Posted by whitecrow • 4y ago • Report
I made this tonight and it was fantastic!! Had to oomph up the oven to get the crackling at the end (turned the grill element on the oven on for last 10 mins) and the crackling was superb. Herbs are a wonderful complement to the rich pork, and the meat was tender and tasty. An absolute delight! Thanks Anna!!
Posted by Genevieved • 4y ago • Report
How long do you blanch the belly for?
Posted by legs11 • 3y ago • Report
just a few actually curls the edges of the rind so it seperates....if there is a gap between each piece of rind, the crackling will be very crisp and crunchy.
Posted by LR104 • 4y ago • Report
Best roast pork ever. Juicy, tender, flavourful and the cracking to die for. Congratulation and thanks.
Posted by Kirsty • 4y ago • Report
This was definately the best crackle I have ever done. The pork was tender under the crackle and at the bottom but dry in the middle. The piece of belly I got was probably about 1.5 (not 2kg as suggested) - should I have shortened the cooking time or is there something else I could do to keep it moist?

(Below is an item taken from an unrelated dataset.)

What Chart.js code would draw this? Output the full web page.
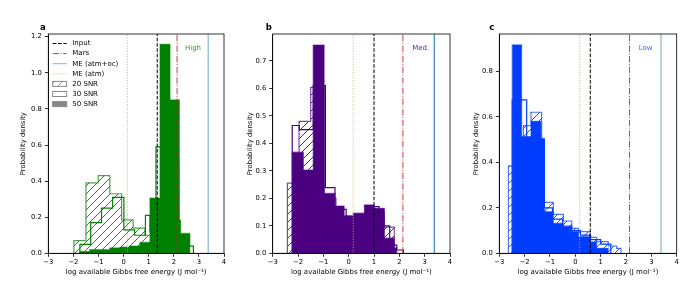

It was very delicious though and I will definatley do it again
Posted by muppy • 3y ago • Report
this is the best pork roast ever. we use free range rolled pork from our local butcher and i think that is the key.
Posted by redgiraffe • 4y ago • Report
Sensational pork recipe - best crackling ever!
Posted by legs11 • 3y ago • Report
yes that would work would just need to increase the time for the weight of pork.